Reviewed on 02 July 2024 • Published on 09 June 2023

Important

This feature only allows a maximum of 10 in-flight requests. Functions that are configured with more than 10 replicas will not be used at full capacity. This limitation will be removed in the future.

Triggers get events from an input, such as an SQS queue, and forward them to a function, which will scale up according to its settings to accommodate the workload. This process uses back pressure, so that no new events are read if the function instances have not yet finished processing the previous ones.

Note

Triggers only keep a buffer of the messages that are in-flight, they do not drain all the messages of the input in advance.

As a result, in some scenarios such as event bursts or slow computations, events may stay in the input buffer for a while before being consumed. If the input messages in the queue are set with a timeout, such as the MessageRetentionPeriod in SQS queues, events may be deleted before triggering the function.

The implementation of the core trigger behavior is input agnostic, it is, therefore, your responsibility to configure the input buffers according to your use case to avoid losing events.

Useful formulas to calculate input retention

The following formulas may help you choose the retention values in scenarios where every message must be processed.

The first parameter to calculate is the throughput, which corresponds to the amount of messages that can be consumed by the function every second.

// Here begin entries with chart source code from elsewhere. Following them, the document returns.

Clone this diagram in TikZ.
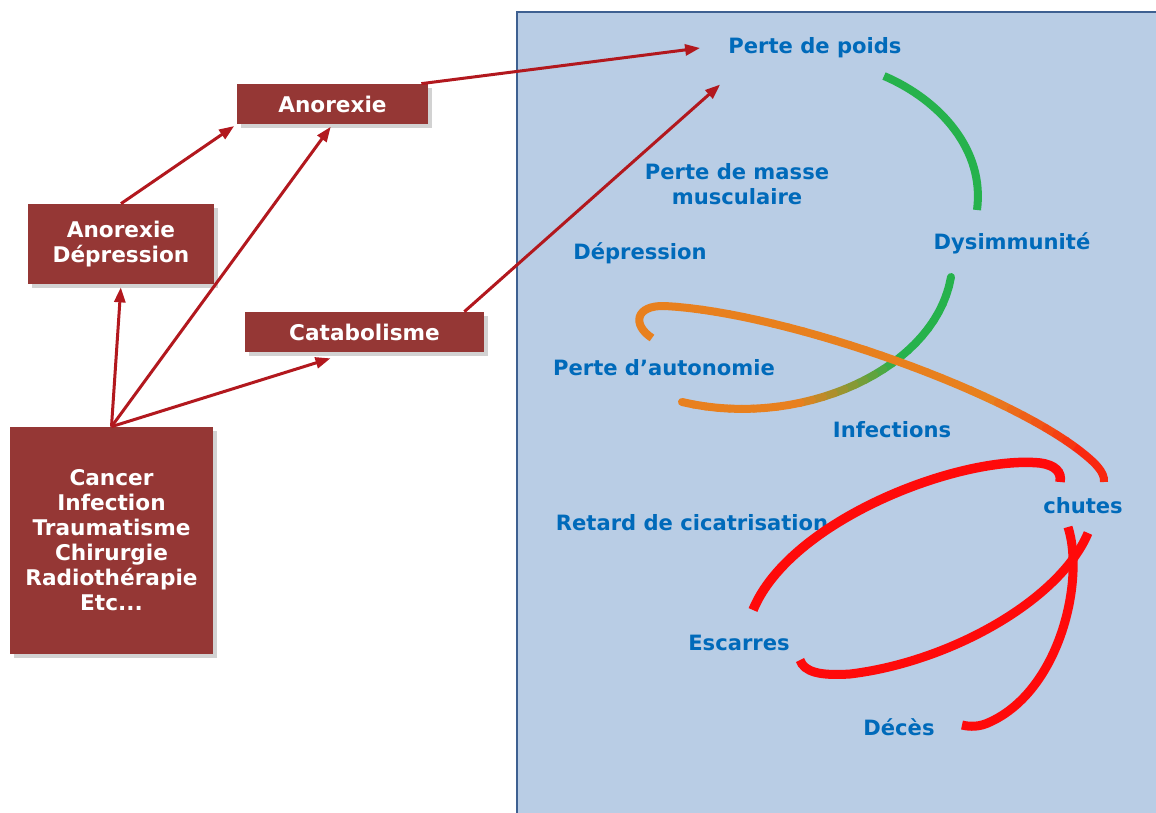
\documentclass[tikz,border=0pt]{standalone}
\usepackage{fontspec}
\setsansfont{DejaVu Sans}
\usetikzlibrary{arrows.meta, positioning, shadows}

\definecolor{boxred}{RGB}{149,55,53}
\definecolor{arrowred}{RGB}{178,24,30}
\definecolor{panelblue}{RGB}{185,205,229}
\definecolor{panelline}{RGB}{62,96,145}
\definecolor{labelblue}{RGB}{0,106,186}
\definecolor{cyclegreen}{RGB}{38,178,76}
\definecolor{cycleorange}{RGB}{232,128,30}
\definecolor{cyclered}{RGB}{255,10,10}

\tikzset{
  causebox/.style={fill=boxred, text=white, font=\sffamily\bfseries\fontsize{12.3}{14.2}\selectfont,
    align=center, inner sep=0pt,
    drop shadow={shadow xshift=0.8mm, shadow yshift=-0.8mm, opacity=0.35}},
  effect/.style={text=labelblue, font=\sffamily\bfseries\fontsize{12}{14.2}\selectfont,
    align=center, inner sep=0pt},
  cause/.style={draw=arrowred, line width=0.6mm, -{Triangle[length=3mm, width=2.2mm]}},
  loopline/.style={line width=1.6mm},
}

\begin{document}
\begin{tikzpicture}[x=0.2mm, y=-0.2mm]
\useasboundingbox (0,0) rectangle (1156,812);
\fill[white] (0,0) rectangle (1156,812);

% panel
\draw[fill=panelblue, draw=panelline, line width=0.4mm] (517,12) rectangle (1170,830);

% causes
\node[causebox, minimum width=38.2mm, minimum height=8mm] (anorexie) at (332.5,104) {Anorexie};
\node[causebox, minimum width=37.2mm, minimum height=16mm] (anodep) at (121,244) {Anorexie\\Dépression};
\node[causebox, minimum width=47.8mm, minimum height=8mm] (catab) at (364.5,332) {Catabolisme};
\node[causebox, minimum width=40.6mm, minimum height=45.4mm] (origin) at (111.5,540.5)
  {Cancer\\Infection\\Traumatisme\\Chirurgie\\Radiothérapie\\Etc...};

% effects
\node[effect] (poids) at (815,48) {Perte de poids};
\node[effect] (masse) at (737,184) {Perte de masse\\musculaire};
\node[effect] (depression) at (640,253) {Dépression};
\node[effect] (dysimm) at (1012,243) {Dysimmunité};
\node[effect] (autonomie) at (664,368) {Perte d’autonomie};
\node[effect] (infections) at (892,430) {Infections};
\node[effect] (chutes) at (1083,506) {chutes};
\node[effect] (retard) at (692,523) {Retard de cicatrisation};
\node[effect] (escarres) at (739,643) {Escarres};
\node[effect] (deces) at (899,727) {Décès};

% arrows
\draw[cause, shorten >=0.6mm] (origin.north) -- (anodep.south);
\draw[cause, shorten >=0.6mm] (origin.north) -- (anorexie.south);
\draw[cause] (origin.north) -- ([xshift=-6.8mm, yshift=-1.2mm]catab.south);
\draw[cause, shorten >=0.6mm] (anodep.north) -- (anorexie.south west);
\draw[cause] ([xshift=-1.4mm]anorexie.north east) -- ([xshift=-5.6mm]poids.west);
\draw[cause] ([xshift=-4mm]catab.north east) -- ([xshift=-1.6mm, yshift=-5.2mm]poids.south west);

% green arcs
\draw[loopline, cyclegreen] (884,76) .. controls (940,100) and (985,150) .. (977,210);
\path (951,277) .. controls (935,370) and (800,430) .. (682,402)
  foreach \i in {0,...,30} {coordinate[pos=\i/30] (g\i)};
\foreach \i [evaluate=\i as \j using int(\i+1),
             evaluate=\i as \m using {int(min(100,max(0,200-10*\i)))}] in {0,...,29}
  \draw[loopline, line cap=round, color=cyclegreen!\m!cycleorange] (g\i) -- (g\j);

% orange curve
\draw[loopline, cycleorange] (652,338) .. controls (632,325) and (635,305) .. (665,306);
\path (665,306) .. controls (780,312) and (990,385) .. (1075,447)
  foreach \i in {0,...,30} {coordinate[pos=\i/30] (o\i)};
\foreach \i [evaluate=\i as \j using int(\i+1),
             evaluate=\i as \m using {int(min(100,max(30,100-9*(\i-22))))}] in {0,...,29}
  \draw[loopline, line cap=round, color=cycleorange!\m!cyclered] (o\i) -- (o\j);
\draw[loopline, color=cycleorange!25!cyclered] (1075,447) .. controls (1095,462) and (1105,472) .. (1104,482);

% red curves
\draw[loopline, cyclered, line width=1.9mm] (753,610) .. controls (790,520) and (960,455) .. (1040,463)
  .. controls (1055,465) and (1062,472) .. (1060,482);
\draw[loopline, cyclered, line width=1.8mm] (800,660) .. controls (804,672) and (820,676) .. (850,674)
  .. controls (950,662) and (1060,600) .. (1088,533);
\draw[loopline, cyclered, line width=1.8mm] (1068,527) .. controls (1085,580) and (1060,690) .. (990,722)
  .. controls (980,727) and (970,727) .. (962,725);
\end{tikzpicture}
\end{document}
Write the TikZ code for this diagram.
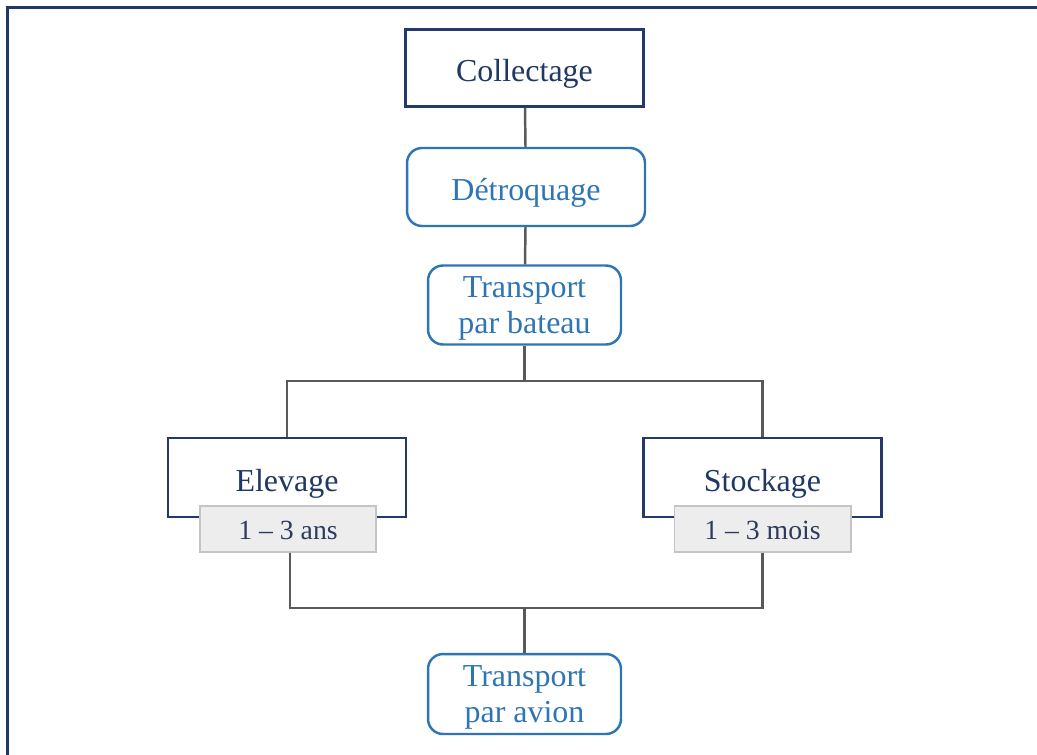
\documentclass[tikz,border=0pt]{standalone}
\usepackage{fontspec}
\setmainfont{Liberation Serif}
\definecolor{navy}{HTML}{1F3864}
\definecolor{boxnavy}{HTML}{24386B}
\definecolor{stepblue}{HTML}{2E75B6}
\definecolor{linkgrey}{HTML}{595959}
\definecolor{tagfill}{HTML}{EDEDED}
\definecolor{tagline}{HTML}{C4C4C4}
\definecolor{tagtext}{HTML}{2F3B5C}
\begin{document}
\begin{tikzpicture}[x=0.02cm, y=-0.02cm,
    mainbox/.style={draw=boxnavy, line width=1.6pt, text=navy, fill=white,
        minimum width=4.76cm, minimum height=1.54cm, inner sep=0pt,
        text height=15.5pt, text depth=0pt,
        font=\fontsize{18.2}{20.6}\selectfont},
    roundbox/.style={draw=stepblue, line width=1.4pt, rounded corners=0.3cm,
        text=stepblue, fill=white, inner sep=0pt, align=center, text depth=0pt,
        font=\fontsize{18.2}{20.6}\selectfont},
    tagbox/.style={draw=tagline, line width=0.6pt, fill=tagfill, text=tagtext,
        minimum width=3.52cm, minimum height=0.92cm, inner sep=0pt,
        text height=12.5pt, text depth=0pt, font=\fontsize{15.8}{18}\selectfont},
    link/.style={draw=linkgrey, line width=1.4pt}]
    % Page area and outer frame
    \useasboundingbox (0,0) rectangle (1037,754);
    \draw[navy, line width=1.7pt] (7.5,7.5) rectangle (1060,780);

    % Draw nodes
    \node[mainbox] (collect) at (524.5,68) {Collectage};
    \node[roundbox, minimum width=4.76cm, minimum height=1.56cm, text height=15.5pt] (detroq) at (526,187) {Détroquage};
    \node[roundbox, minimum width=3.86cm, minimum height=1.58cm] (bateau) at (524.5,305) {Transport\\par bateau};
    \node[mainbox, minimum height=1.58cm] (elevage) at (287,477.5) {Elevage};
    \node[mainbox, minimum height=1.58cm] (stockage) at (762.5,477.5) {Stockage};
    \node[tagbox] (ans) at (288,529) {1 – 3 ans};
    \node[tagbox, minimum width=3.54cm] (mois) at (762.5,529) {1 – 3 mois};
    \node[roundbox, minimum width=3.86cm, minimum height=1.6cm] (avion) at (524.5,694) {Transport\\par avion};

    % Junction points of the two buses
    \coordinate (split) at (524.5,381);
    \coordinate (join) at (524.5,608);

    % Draw edges
    \draw[link] (collect) -- (detroq);
    \draw[link] (detroq) -- (bateau);
    \draw[link] (bateau) -- (split);
    \draw[link] (split) -| (elevage.north);
    \draw[link] (split) -| (stockage.north);
    \draw[link] (ans.south -| 290,0) |- (join);
    \draw[link] (mois.south) |- (join);
    \draw[link] (join) -- (avion);
\end{tikzpicture}
\end{document}
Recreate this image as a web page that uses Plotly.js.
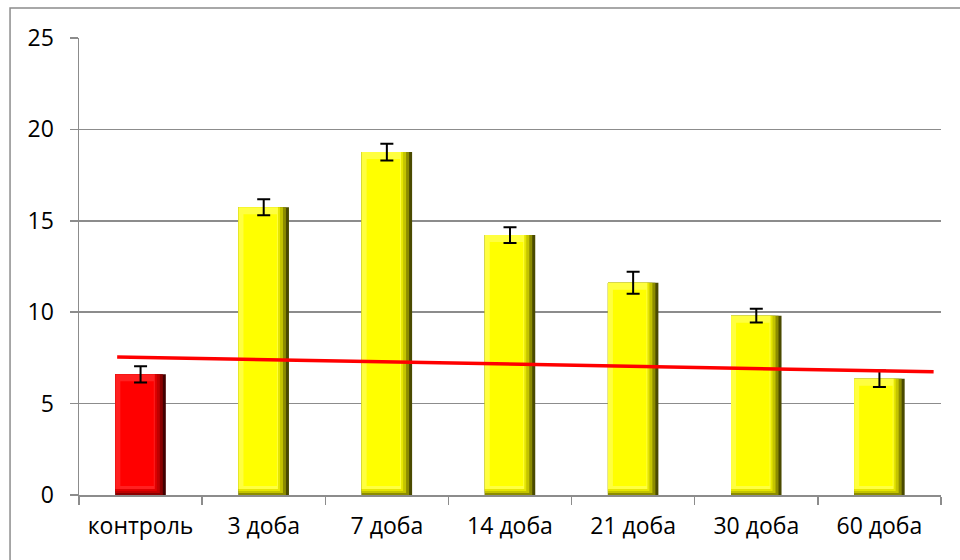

This value can be obtained from the function’s processing time when invoked and the maximum number of instances it can scale up to.

Function throughput = ( 1 / processing time ) * maximum instances

For example, a function that takes 0.1 second to complete with a maximum of 10 replicas has a throughput of ( 1 / 0.1 ) * 10 = 100 messages per second.

As long as the number of events sent to the input per second is lower than the function throughput, the events will be consumed almost immediately. However, if there is a burst of events higher than this value, they will be throttled and buffered in the input while they are consumed.

The time required for all the burst messages to be consumed can be calculated with the following formula:

Delay = burst size/function throughput

For example, a function with a throughput of 100 messages per second that receives a burst of 200 messages will take 200 / 100 = 2 seconds to process them.

The previous formulas assume that the function is completely scaled up at the moment of receiving the events, but it may be only partially scaled or must be scaled from zero. This can be the case if the workload is not constant over time. In these scenarios, the cold-start latency of the new instances must be taken into consideration.

As a result, the minimum retention period in the input buffer can be estimated with the following formula:

minimum retention = max expected burst size / ( ( 1 / processing time ) * max instances ) + cold start latency

For example, a function that takes 30 seconds to cold-start, takes 5 seconds to complete, has a maximum of 10 replicas, and expects a maximum burst of 200 messages should have an input retention of at least 200 / ( ( 1 / 5 ) * 10 ) + 30 = 130 seconds.

Note

This input retention value corresponds to the minimum time required to process a single message burst, the actual value used in production should therefore be higher.